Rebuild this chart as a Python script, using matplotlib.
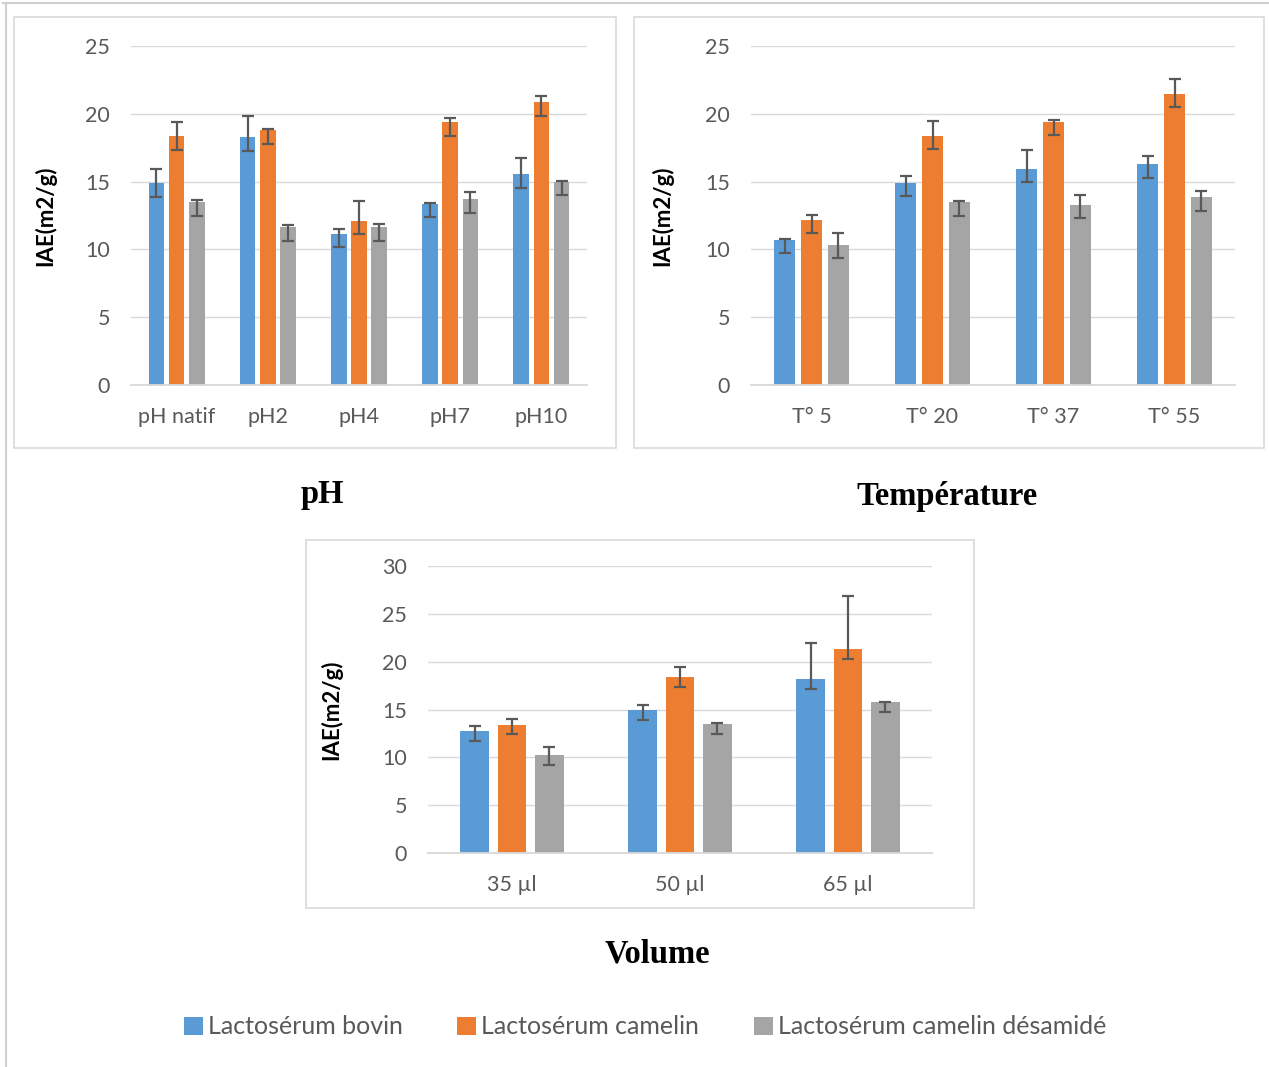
import matplotlib
matplotlib.use("Agg")
import matplotlib.pyplot as plt
from matplotlib.patches import Rectangle, Patch
from matplotlib.lines import Line2D
import numpy as np

W, H = 1269, 1067

series = ["Lactosérum bovin", "Lactosérum camelin", "Lactosérum camelin désamidé"]
colors = ["#5B9BD5", "#ED7D31", "#A5A5A5"]

# pH panel
ph_cats = ["pH natif", "pH2", "pH4", "pH7", "pH10"]
ph_bovin = [14.9, 18.26, 11.15, 13.38, 15.56]
ph_camelin = [18.36, 18.8, 12.13, 19.39, 20.85]
ph_desamide = [13.46, 11.64, 11.62, 13.7, 14.98]
ph_err_up_bovin = [1.03, 1.59, 0.39, 0.05, 1.15]
ph_err_up_camelin = [1.0, 0.07, 1.45, 0.27, 0.44]
ph_err_up_desamide = [0.15, 0.17, 0.27, 0.51, 0.07]

# Temperature panel
t_cats = ["T° 5", "T° 20", "T° 37", "T° 55"]
t_bovin = [10.73, 14.93, 15.94, 16.29]
t_camelin = [12.2, 18.38, 19.41, 21.48]
t_desamide = [10.33, 13.5, 13.31, 13.83]
t_err_up_bovin = [0.05, 0.47, 1.38, 0.61]
t_err_up_camelin = [0.34, 1.06, 0.15, 1.06]
t_err_up_desamide = [0.91, 0.1, 0.71, 0.47]

# Volume panel
v_cats = ["35 µl", "50 µl", "65 µl"]
v_bovin = [12.74, 14.93, 18.16]
v_camelin = [13.4, 18.37, 21.28]
v_desamide = [10.21, 13.47, 15.76]
v_err_up_bovin = [0.56, 0.49, 3.82]
v_err_up_camelin = [0.56, 1.04, 5.59]
v_err_up_desamide = [0.9, 0.17, 0.07]

err_down = 1.0  # lower error bar is the same everywhere

plt.rcParams['font.family'] = ['Lato', 'DejaVu Sans']

fig = plt.figure(figsize=(W / 100, H / 100), dpi=100)


def rect(x0, x1, ytop, ybot):
    return [x0 / W, 1 - ybot / H, (x1 - x0) / W, (ybot - ytop) / H]


def box(x0, y0, x1, y1, color="#D9D9D9", lw=1.2):
    fig.patches.append(Rectangle((x0 / W, 1 - y1 / H), (x1 - x0) / W, (y1 - y0) / H,
                                 transform=fig.transFigure, fill=False,
                                 edgecolor=color, linewidth=lw))


def draw_panel(pos, cats, vals, ups, ymax, step, ylab_x):
    ax = fig.add_axes(pos)
    x = np.arange(len(cats))
    width, offset = 0.172, 0.222
    for i, (v, up) in enumerate(zip(vals, ups)):
        xs = x + (i - 1) * offset
        ax.bar(xs, v, width, color=colors[i], zorder=2)
        ax.errorbar(xs, v, yerr=[[err_down] * len(v), up], fmt="none",
                    ecolor="#595959", elinewidth=1.6, capsize=4.5, capthick=1.6, zorder=3)
    ax.set_xlim(-0.5, len(cats) - 0.5)
    ax.set_ylim(0, ymax)
    ax.set_yticks(np.arange(0, ymax + 0.1, step))
    ax.set_xticks(x)
    ax.set_xticklabels(cats)
    ax.grid(axis="y", color="#D9D9D9", linewidth=1.0, zorder=0)
    for s in ["top", "right", "left"]:
        ax.spines[s].set_visible(False)
    ax.spines["bottom"].set_color("#D9D9D9")
    ax.spines["bottom"].set_linewidth(1.3)
    ax.tick_params(axis="both", length=0, labelsize=15.5, colors="#595959")
    ax.tick_params(axis="y", pad=15)
    ax.tick_params(axis="x", pad=16)
    ax.set_ylabel("IAE(m2/g)", fontsize=16, fontweight="bold", color="black")
    ax.yaxis.set_label_coords(ylab_x, 0.5)
    return ax


# outer frame lines
fig.add_artist(Line2D([3 / W, 1], [1 - 3 / H, 1 - 3 / H], transform=fig.transFigure,
                      color="#D0D0D0", linewidth=1.5))
fig.add_artist(Line2D([6 / W, 6 / W], [1 - 3 / H, 0], transform=fig.transFigure,
                      color="#D0D0D0", linewidth=1.5))

box(14, 17, 616, 448)
box(634, 17, 1264, 448)
box(306, 540, 974, 908)

draw_panel(rect(131, 587, 46, 385), ph_cats,
           [ph_bovin, ph_camelin, ph_desamide],
           [ph_err_up_bovin, ph_err_up_camelin, ph_err_up_desamide], 25, 5, -0.164)
draw_panel(rect(751, 1235, 46, 385), t_cats,
           [t_bovin, t_camelin, t_desamide],
           [t_err_up_bovin, t_err_up_camelin, t_err_up_desamide], 25, 5, -0.161)
draw_panel(rect(428, 932, 566, 853), v_cats,
           [v_bovin, v_camelin, v_desamide],
           [v_err_up_bovin, v_err_up_camelin, v_err_up_desamide], 30, 5, -0.171)

title_font = dict(family="Liberation Serif", fontweight="bold", fontsize=23.5,
                  ha="center", va="center")
fig.text(322 / W, 1 - 494 / H, "pH", **title_font)
fig.text(947 / W, 1 - 497 / H, "Température", **title_font)
fig.text(657 / W, 1 - 954 / H, "Volume", **title_font)

handles = [Patch(facecolor=c, edgecolor="none") for c in colors]
leg = fig.legend(handles, series, loc="center", bbox_to_anchor=(645 / W, 1 - 1027 / H),
                 ncol=3, frameon=False, fontsize=18, handlelength=0.75, handleheight=0.75,
                 handletextpad=0.2, columnspacing=2.2)
for t in leg.get_texts():
    t.set_color("#595959")

fig.savefig("out.png", dpi=100)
+ + + + + + +
[Directions for this task]
Using the material above, return every line exactly as it appears, minus the pictures.

[Response for this exercise]
Rebuild this chart as a Python script, using matplotlib.
import matplotlib
matplotlib.use("Agg")
import matplotlib.pyplot as plt
from matplotlib.patches import Rectangle, Patch
from matplotlib.lines import Line2D
import numpy as np

W, H = 1269, 1067

series = ["Lactosérum bovin", "Lactosérum camelin", "Lactosérum camelin désamidé"]
colors = ["#5B9BD5", "#ED7D31", "#A5A5A5"]

# pH panel
ph_cats = ["pH natif", "pH2", "pH4", "pH7", "pH10"]
ph_bovin = [14.9, 18.26, 11.15, 13.38, 15.56]
ph_camelin = [18.36, 18.8, 12.13, 19.39, 20.85]
ph_desamide = [13.46, 11.64, 11.62, 13.7, 14.98]
ph_err_up_bovin = [1.03, 1.59, 0.39, 0.05, 1.15]
ph_err_up_camelin = [1.0, 0.07, 1.45, 0.27, 0.44]
ph_err_up_desamide = [0.15, 0.17, 0.27, 0.51, 0.07]

# Temperature panel
t_cats = ["T° 5", "T° 20", "T° 37", "T° 55"]
t_bovin = [10.73, 14.93, 15.94, 16.29]
t_camelin = [12.2, 18.38, 19.41, 21.48]
t_desamide = [10.33, 13.5, 13.31, 13.83]
t_err_up_bovin = [0.05, 0.47, 1.38, 0.61]
t_err_up_camelin = [0.34, 1.06, 0.15, 1.06]
t_err_up_desamide = [0.91, 0.1, 0.71, 0.47]

# Volume panel
v_cats = ["35 µl", "50 µl", "65 µl"]
v_bovin = [12.74, 14.93, 18.16]
v_camelin = [13.4, 18.37, 21.28]
v_desamide = [10.21, 13.47, 15.76]
v_err_up_bovin = [0.56, 0.49, 3.82]
v_err_up_camelin = [0.56, 1.04, 5.59]
v_err_up_desamide = [0.9, 0.17, 0.07]

err_down = 1.0  # lower error bar is the same everywhere

plt.rcParams['font.family'] = ['Lato', 'DejaVu Sans']

fig = plt.figure(figsize=(W / 100, H / 100), dpi=100)


def rect(x0, x1, ytop, ybot):
    return [x0 / W, 1 - ybot / H, (x1 - x0) / W, (ybot - ytop) / H]


def box(x0, y0, x1, y1, color="#D9D9D9", lw=1.2):
    fig.patches.append(Rectangle((x0 / W, 1 - y1 / H), (x1 - x0) / W, (y1 - y0) / H,
                                 transform=fig.transFigure, fill=False,
                                 edgecolor=color, linewidth=lw))


def draw_panel(pos, cats, vals, ups, ymax, step, ylab_x):
    ax = fig.add_axes(pos)
    x = np.arange(len(cats))
    width, offset = 0.172, 0.222
    for i, (v, up) in enumerate(zip(vals, ups)):
        xs = x + (i - 1) * offset
        ax.bar(xs, v, width, color=colors[i], zorder=2)
        ax.errorbar(xs, v, yerr=[[err_down] * len(v), up], fmt="none",
                    ecolor="#595959", elinewidth=1.6, capsize=4.5, capthick=1.6, zorder=3)
    ax.set_xlim(-0.5, len(cats) - 0.5)
    ax.set_ylim(0, ymax)
    ax.set_yticks(np.arange(0, ymax + 0.1, step))
    ax.set_xticks(x)
    ax.set_xticklabels(cats)
    ax.grid(axis="y", color="#D9D9D9", linewidth=1.0, zorder=0)
    for s in ["top", "right", "left"]:
        ax.spines[s].set_visible(False)
    ax.spines["bottom"].set_color("#D9D9D9")
    ax.spines["bottom"].set_linewidth(1.3)
    ax.tick_params(axis="both", length=0, labelsize=15.5, colors="#595959")
    ax.tick_params(axis="y", pad=15)
    ax.tick_params(axis="x", pad=16)
    ax.set_ylabel("IAE(m2/g)", fontsize=16, fontweight="bold", color="black")
    ax.yaxis.set_label_coords(ylab_x, 0.5)
    return ax


# outer frame lines
fig.add_artist(Line2D([3 / W, 1], [1 - 3 / H, 1 - 3 / H], transform=fig.transFigure,
                      color="#D0D0D0", linewidth=1.5))
fig.add_artist(Line2D([6 / W, 6 / W], [1 - 3 / H, 0], transform=fig.transFigure,
                      color="#D0D0D0", linewidth=1.5))

box(14, 17, 616, 448)
box(634, 17, 1264, 448)
box(306, 540, 974, 908)

draw_panel(rect(131, 587, 46, 385), ph_cats,
           [ph_bovin, ph_camelin, ph_desamide],
           [ph_err_up_bovin, ph_err_up_camelin, ph_err_up_desamide], 25, 5, -0.164)
draw_panel(rect(751, 1235, 46, 385), t_cats,
           [t_bovin, t_camelin, t_desamide],
           [t_err_up_bovin, t_err_up_camelin, t_err_up_desamide], 25, 5, -0.161)
draw_panel(rect(428, 932, 566, 853), v_cats,
           [v_bovin, v_camelin, v_desamide],
           [v_err_up_bovin, v_err_up_camelin, v_err_up_desamide], 30, 5, -0.171)

title_font = dict(family="Liberation Serif", fontweight="bold", fontsize=23.5,
                  ha="center", va="center")
fig.text(322 / W, 1 - 494 / H, "pH", **title_font)
fig.text(947 / W, 1 - 497 / H, "Température", **title_font)
fig.text(657 / W, 1 - 954 / H, "Volume", **title_font)

handles = [Patch(facecolor=c, edgecolor="none") for c in colors]
leg = fig.legend(handles, series, loc="center", bbox_to_anchor=(645 / W, 1 - 1027 / H),
                 ncol=3, frameon=False, fontsize=18, handlelength=0.75, handleheight=0.75,
                 handletextpad=0.2, columnspacing=2.2)
for t in leg.get_texts():
    t.set_color("#595959")

fig.savefig("out.png", dpi=100)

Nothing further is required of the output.